◆ **LISTED ENTRIES**:
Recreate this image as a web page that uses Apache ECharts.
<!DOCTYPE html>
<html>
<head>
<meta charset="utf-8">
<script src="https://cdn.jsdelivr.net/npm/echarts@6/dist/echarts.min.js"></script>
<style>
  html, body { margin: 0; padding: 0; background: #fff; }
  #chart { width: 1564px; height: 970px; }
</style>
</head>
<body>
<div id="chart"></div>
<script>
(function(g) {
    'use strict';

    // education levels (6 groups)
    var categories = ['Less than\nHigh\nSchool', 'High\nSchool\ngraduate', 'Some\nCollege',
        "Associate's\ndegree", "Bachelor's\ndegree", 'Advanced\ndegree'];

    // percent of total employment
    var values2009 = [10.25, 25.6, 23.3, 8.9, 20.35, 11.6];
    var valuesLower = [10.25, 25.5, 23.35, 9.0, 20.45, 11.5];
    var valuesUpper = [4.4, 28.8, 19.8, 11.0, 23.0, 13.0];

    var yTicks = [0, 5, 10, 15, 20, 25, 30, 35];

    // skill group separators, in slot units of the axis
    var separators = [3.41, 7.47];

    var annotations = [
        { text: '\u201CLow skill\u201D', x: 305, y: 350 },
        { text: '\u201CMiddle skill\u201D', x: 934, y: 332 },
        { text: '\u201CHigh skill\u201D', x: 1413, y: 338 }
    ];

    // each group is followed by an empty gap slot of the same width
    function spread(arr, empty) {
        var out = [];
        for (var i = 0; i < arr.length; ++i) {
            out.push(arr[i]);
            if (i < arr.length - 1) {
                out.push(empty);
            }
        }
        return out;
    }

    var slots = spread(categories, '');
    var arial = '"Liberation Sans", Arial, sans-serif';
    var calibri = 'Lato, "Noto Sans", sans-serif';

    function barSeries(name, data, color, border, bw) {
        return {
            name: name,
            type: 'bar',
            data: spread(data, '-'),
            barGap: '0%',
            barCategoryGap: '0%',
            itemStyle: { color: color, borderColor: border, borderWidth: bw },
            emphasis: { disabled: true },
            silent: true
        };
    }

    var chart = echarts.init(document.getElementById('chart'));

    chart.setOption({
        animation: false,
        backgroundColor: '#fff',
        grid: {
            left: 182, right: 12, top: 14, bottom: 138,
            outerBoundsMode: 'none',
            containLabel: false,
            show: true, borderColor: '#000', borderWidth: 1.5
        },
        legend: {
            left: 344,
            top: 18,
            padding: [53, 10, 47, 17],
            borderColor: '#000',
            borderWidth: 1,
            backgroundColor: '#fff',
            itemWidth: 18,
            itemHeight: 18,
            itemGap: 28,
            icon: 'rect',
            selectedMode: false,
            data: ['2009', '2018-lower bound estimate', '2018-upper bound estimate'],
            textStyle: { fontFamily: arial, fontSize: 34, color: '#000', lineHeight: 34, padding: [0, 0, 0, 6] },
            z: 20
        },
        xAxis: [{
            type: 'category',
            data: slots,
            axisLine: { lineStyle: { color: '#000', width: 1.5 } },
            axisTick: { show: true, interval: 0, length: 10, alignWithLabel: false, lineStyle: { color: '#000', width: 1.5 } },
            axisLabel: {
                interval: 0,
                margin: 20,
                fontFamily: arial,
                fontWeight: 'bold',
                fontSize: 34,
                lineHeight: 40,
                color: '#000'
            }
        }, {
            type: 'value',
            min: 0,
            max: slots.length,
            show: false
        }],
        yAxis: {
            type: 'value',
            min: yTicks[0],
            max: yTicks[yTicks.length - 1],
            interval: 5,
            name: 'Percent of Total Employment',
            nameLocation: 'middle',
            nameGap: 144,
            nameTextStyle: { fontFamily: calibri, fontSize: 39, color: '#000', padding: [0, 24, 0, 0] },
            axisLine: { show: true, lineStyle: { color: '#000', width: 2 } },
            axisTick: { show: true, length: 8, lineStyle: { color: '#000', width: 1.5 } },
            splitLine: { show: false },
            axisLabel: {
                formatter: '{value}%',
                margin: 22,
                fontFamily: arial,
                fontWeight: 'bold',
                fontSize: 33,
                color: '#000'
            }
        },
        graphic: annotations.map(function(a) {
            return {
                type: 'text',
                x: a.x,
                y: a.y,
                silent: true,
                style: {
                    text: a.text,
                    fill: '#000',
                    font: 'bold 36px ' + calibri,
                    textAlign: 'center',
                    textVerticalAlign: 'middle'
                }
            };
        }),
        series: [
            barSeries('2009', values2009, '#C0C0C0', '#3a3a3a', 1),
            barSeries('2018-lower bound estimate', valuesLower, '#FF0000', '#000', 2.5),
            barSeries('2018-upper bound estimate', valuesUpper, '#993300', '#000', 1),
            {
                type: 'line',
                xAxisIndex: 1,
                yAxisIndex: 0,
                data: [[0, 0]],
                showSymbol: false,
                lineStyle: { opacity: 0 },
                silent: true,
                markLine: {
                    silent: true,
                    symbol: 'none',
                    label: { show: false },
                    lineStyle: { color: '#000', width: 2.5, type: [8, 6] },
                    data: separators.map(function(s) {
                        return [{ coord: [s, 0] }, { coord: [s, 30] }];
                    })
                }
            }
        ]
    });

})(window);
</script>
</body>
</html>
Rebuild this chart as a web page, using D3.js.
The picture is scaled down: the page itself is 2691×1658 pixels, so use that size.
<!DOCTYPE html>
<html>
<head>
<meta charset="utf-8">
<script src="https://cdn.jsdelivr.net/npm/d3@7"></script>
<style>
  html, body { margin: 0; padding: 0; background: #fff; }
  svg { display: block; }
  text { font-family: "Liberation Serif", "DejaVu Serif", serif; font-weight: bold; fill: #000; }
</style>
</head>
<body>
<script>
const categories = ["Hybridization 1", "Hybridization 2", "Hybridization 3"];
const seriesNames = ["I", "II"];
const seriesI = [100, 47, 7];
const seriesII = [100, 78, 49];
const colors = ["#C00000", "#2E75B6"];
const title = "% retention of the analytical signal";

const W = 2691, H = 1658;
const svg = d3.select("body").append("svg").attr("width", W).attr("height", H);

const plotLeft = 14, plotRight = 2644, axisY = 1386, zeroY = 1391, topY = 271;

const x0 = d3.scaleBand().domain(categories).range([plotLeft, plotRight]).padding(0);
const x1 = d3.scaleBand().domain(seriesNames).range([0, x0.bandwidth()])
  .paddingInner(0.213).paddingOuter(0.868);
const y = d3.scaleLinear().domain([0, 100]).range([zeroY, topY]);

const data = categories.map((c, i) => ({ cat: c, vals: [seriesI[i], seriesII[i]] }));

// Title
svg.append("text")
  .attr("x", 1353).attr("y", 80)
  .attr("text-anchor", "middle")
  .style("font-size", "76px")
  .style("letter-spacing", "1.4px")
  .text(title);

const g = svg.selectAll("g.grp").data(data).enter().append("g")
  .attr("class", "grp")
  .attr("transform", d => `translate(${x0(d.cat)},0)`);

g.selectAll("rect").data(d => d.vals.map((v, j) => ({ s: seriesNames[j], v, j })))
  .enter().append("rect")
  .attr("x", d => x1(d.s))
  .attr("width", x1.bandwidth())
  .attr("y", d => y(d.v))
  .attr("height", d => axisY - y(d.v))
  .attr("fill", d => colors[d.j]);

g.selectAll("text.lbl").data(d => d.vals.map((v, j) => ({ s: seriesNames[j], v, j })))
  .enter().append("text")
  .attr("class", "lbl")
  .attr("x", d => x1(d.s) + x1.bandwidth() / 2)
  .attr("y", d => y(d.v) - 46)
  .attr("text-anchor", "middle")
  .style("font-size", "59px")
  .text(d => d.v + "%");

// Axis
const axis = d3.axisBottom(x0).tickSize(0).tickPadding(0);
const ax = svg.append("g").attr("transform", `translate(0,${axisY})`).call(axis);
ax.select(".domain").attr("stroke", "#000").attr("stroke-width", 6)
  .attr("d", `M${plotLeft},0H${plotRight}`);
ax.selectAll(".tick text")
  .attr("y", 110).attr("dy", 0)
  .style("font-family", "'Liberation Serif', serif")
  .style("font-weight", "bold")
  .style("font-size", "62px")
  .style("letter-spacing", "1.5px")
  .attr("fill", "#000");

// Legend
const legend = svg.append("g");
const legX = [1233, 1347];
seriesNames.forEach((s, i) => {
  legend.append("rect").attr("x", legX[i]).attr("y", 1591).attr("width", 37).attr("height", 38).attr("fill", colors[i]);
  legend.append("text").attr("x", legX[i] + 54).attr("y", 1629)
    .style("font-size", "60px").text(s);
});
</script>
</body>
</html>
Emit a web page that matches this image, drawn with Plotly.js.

◆ **DIRECTION**: Looking at the material above, please copy exactly every line from its first line through the line containing "var separators = [3.41, 7.47];", with both ends included and nothing else.

◆ **THE RESULT**:
Recreate this image as a web page that uses Apache ECharts.
<!DOCTYPE html>
<html>
<head>
<meta charset="utf-8">
<script src="https://cdn.jsdelivr.net/npm/echarts@6/dist/echarts.min.js"></script>
<style>
  html, body { margin: 0; padding: 0; background: #fff; }
  #chart { width: 1564px; height: 970px; }
</style>
</head>
<body>
<div id="chart"></div>
<script>
(function(g) {
    'use strict';

    // education levels (6 groups)
    var categories = ['Less than\nHigh\nSchool', 'High\nSchool\ngraduate', 'Some\nCollege',
        "Associate's\ndegree", "Bachelor's\ndegree", 'Advanced\ndegree'];

    // percent of total employment
    var values2009 = [10.25, 25.6, 23.3, 8.9, 20.35, 11.6];
    var valuesLower = [10.25, 25.5, 23.35, 9.0, 20.45, 11.5];
    var valuesUpper = [4.4, 28.8, 19.8, 11.0, 23.0, 13.0];

    var yTicks = [0, 5, 10, 15, 20, 25, 30, 35];

    // skill group separators, in slot units of the axis
    var separators = [3.41, 7.47];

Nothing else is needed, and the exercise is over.